Selecting a good tenant is crucial to the success of your real estate rental business. Here are the ways to avoid nightmare tenants.
Avoid bad stereotypes. As a landlord, you have to believe that there is some ounce of truth in stereotypes. A young unemployed renter will most likely be more problematic than a middle-aged working professional. You may decide to give someone the benefit of the doubt, but you are increasing your chances of problems down the road.
Avoid first time renters. Young somethings moving out of their parent’s home can cause problems. More often than not, they like to have parties and are loud in general as they are not used to being considerate of others living nearby.
Avoid new couples. Nothing breaks up a couple faster than moving in together. This is only an issue if you know they won’t be able to pay the full rent individually.
Trust but verify. It’s become incredibly easy for people to give out fake references. These range from friends or coworkers pretending to be landlords or even employers. One easy way to determine if the prospective tenant is telling the truth is to use Google and enter the phone number of the reference. Does the information that comes up make sense with what the tenant told you? Is it the correct name, city, employer, etc…?
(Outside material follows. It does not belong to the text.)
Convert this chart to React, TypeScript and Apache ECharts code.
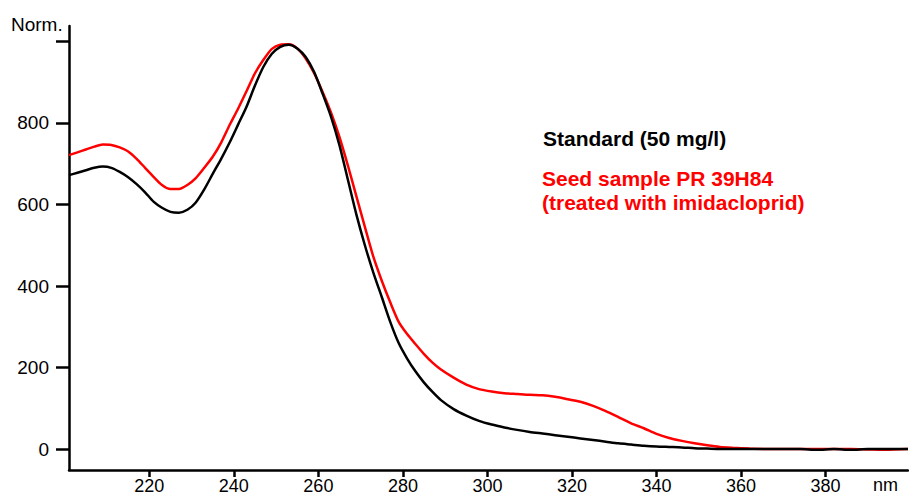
import React, { useEffect, useRef } from "react";
import * as echarts from "echarts";

const wavelengths = [
  201, 203, 205, 207, 209, 211, 213, 215, 217, 219, 221, 223, 225, 227, 229, 231, 233, 235, 237, 239,
  241, 243, 245, 247, 249, 251, 253, 255, 257, 259, 261, 263, 265, 267, 269, 271, 273, 275, 277, 279,
  281, 283, 285, 287, 289, 292, 295, 298, 301, 304, 307, 310, 313, 316, 319, 322, 325, 328, 331, 334,
  337, 340, 343, 346, 349, 352, 355, 358, 362, 366, 370, 374, 378, 382, 386, 390, 394, 399.5,
];

const standardValues = [
  672, 678, 684, 690, 693, 690, 680, 667, 650, 630, 607, 592, 582, 580, 587, 605, 637, 675, 712, 752,
  796, 840, 892, 938, 970, 987, 992, 983, 962, 925, 872, 815, 745, 660, 575, 500, 433, 373, 312, 260,
  222, 190, 163, 140, 120, 98, 82, 69, 60, 53, 47, 42, 38, 34, 30, 26, 22, 18, 14, 11,
  8, 6, 5, 4, 2, 1, 0, 0, 0, 0, 0, 0, -2, 0, -2, 0, 0, 0,
];

const sampleValues = [
  721, 728, 735, 742, 747, 746, 740, 730, 712, 690, 668, 648, 638, 638, 648, 665, 690, 717, 752, 795,
  835, 878, 922, 955, 982, 992, 993, 983, 958, 922, 876, 825, 765, 695, 620, 545, 472, 413, 360, 312,
  282, 257, 233, 212, 195, 175, 158, 147, 141, 137, 135, 133, 132, 128, 122, 116, 106, 93, 78, 63,
  51, 37, 27, 20, 14, 9, 5, 3, 1, 0, 0, 0, 0, 0, 0, -1, -2, 0,
];

const xTickValues = [220, 240, 260, 280, 300, 320, 340, 360, 380];
const yTickValues = [0, 200, 400, 600, 800, 1000];
const yLabelValues = [0, 200, 400, 600, 800];

const standardName = "Standard (50 mg/l)";
const sampleNameLine1 = "Seed sample PR 39H84";
const sampleNameLine2 = "(treated with imidacloprid)";

const FONT = "'Liberation Sans', Arial, Helvetica, sans-serif";

export default function App() {
  const ref = useRef<HTMLDivElement>(null);

  useEffect(() => {
    if (!ref.current) return;
    const chart = echarts.init(ref.current, undefined, { renderer: "svg" });
    const pair = (vals: number[]) => wavelengths.map((w, i) => [w, vals[i]]);
    chart.setOption({
      animation: false,
      backgroundColor: "#ffffff",
      grid: { left: 69, right: 1, top: 26, bottom: 27, containLabel: false, outerBoundsMode: "none" },
      xAxis: {
        type: "value",
        min: 201,
        max: 399.5,
        axisLine: { show: true, onZero: false, lineStyle: { color: "#000", width: 2.5 } },
        axisTick: { show: true, length: 7, lineStyle: { color: "#000", width: 2.5 }, customValues: xTickValues },
        axisLabel: {
          show: true,
          color: "#000",
          fontSize: 18,
          fontFamily: FONT,
          margin: 7,
          customValues: xTickValues,
        },
        splitLine: { show: false },
      },
      yAxis: {
        type: "value",
        min: -51.5,
        max: 1038,
        axisLine: { show: true, onZero: false, lineStyle: { color: "#000", width: 2.5 } },
        axisTick: { show: true, length: 13, lineStyle: { color: "#000", width: 2.5 }, customValues: yTickValues },
        axisLabel: { show: true, color: "#000", fontSize: 19, fontFamily: FONT, margin: 20, customValues: yLabelValues },
        splitLine: { show: false },
      },
      series: [
        {
          name: sampleNameLine1,
          type: "line",
          data: pair(sampleValues),
          showSymbol: false,
          smooth: 0.25,
          lineStyle: { color: "#ff0000", width: 2.5 },
          z: 2,
        },
        {
          name: standardName,
          type: "line",
          data: pair(standardValues),
          showSymbol: false,
          smooth: 0.25,
          lineStyle: { color: "#000000", width: 2.5 },
          z: 3,
        },
      ],
      graphic: [
        {
          type: "text",
          left: 11,
          top: 15,
          style: { text: "Norm.", fill: "#000", fontSize: 19, fontFamily: FONT },
        },
        {
          type: "text",
          left: 873,
          top: 476,
          style: { text: "nm", fill: "#000", fontSize: 18, fontFamily: FONT },
        },
        {
          type: "text",
          left: 543,
          top: 128,
          style: { text: standardName, fill: "#000", fontSize: 21, fontWeight: "bold", fontFamily: FONT },
        },
        {
          type: "text",
          left: 542,
          top: 168,
          style: { text: sampleNameLine1, fill: "#ff0000", fontSize: 21, fontWeight: "bold", fontFamily: FONT },
        },
        {
          type: "text",
          left: 542,
          top: 192,
          style: { text: sampleNameLine2, fill: "#ff0000", fontSize: 21, fontWeight: "bold", fontFamily: FONT },
        },
      ],
    });
    return () => chart.dispose();
  }, []);

  return (
    <div
      ref={ref}
      style={{ position: "fixed", left: 0, top: 0, width: 909, height: 497, background: "#fff" }}
    />
  );
}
Phone references. Always ask for references of previous landlords, as well as current/previous employers. And don’t just relax contently once you have the references. Phone them. Ask questions. Here is a list of Reference Check Questions. Make sure the references are legitimate. Professionals may use family and friends to pose as employers or previous landlords.
Be wary of cash payers. If you meet tenants that offer to pay rent upfront for a large period of time such as 6 months, this is a red flag. The two most common reasons are: the tenant doesn’t want to be disturbed and wants the landlord to stay away from the property because something illegal is happening; and/or the tenants have terrible rental history so the offering of large sum of cash is a diversion. While it’s not unheard of for tenants to pay cash up front, just be careful.
Employment records. Ask the tenant to bring along a very recent paystub or a letter from their employer to confirm their employment. Always best to verify important information.
Don’t accept the first tenant that comes along. It’s true that the longer a property remains vacant, the more expensive it becomes for you as the landlord. While it may seem like a financially safe solution to accept the first tenant that comes along, it can often have the opposite effect. The fact is, finding a bad tenant quickly will cost you more than finding a good tenant slowly.
Cover your butt with a rock solid rental agreement. Think of all the things that could go wrong and write a rule about it into your rental agreement. Bad tenants tend to avoid landlords that appear to be organized and have lots of rules. Good tenants don’t mind rules, as long as they aren’t ridiculous. Always hope for the best tenants, but prepare for the worst.
Of course, once you have short-listed a few prospective tenants, you will need to begin to screen them. It’s okay to trust what they write on a rental agreement, but always verify. Read more about the 5 Best Ways To Investigate Prospective Tenants.
Note: According to the Personal Information Protection Act, a landlord should never disclose a tenant on a “Bad Tenant” list or “Eviction List” or similar database… even though you may SO badly want to.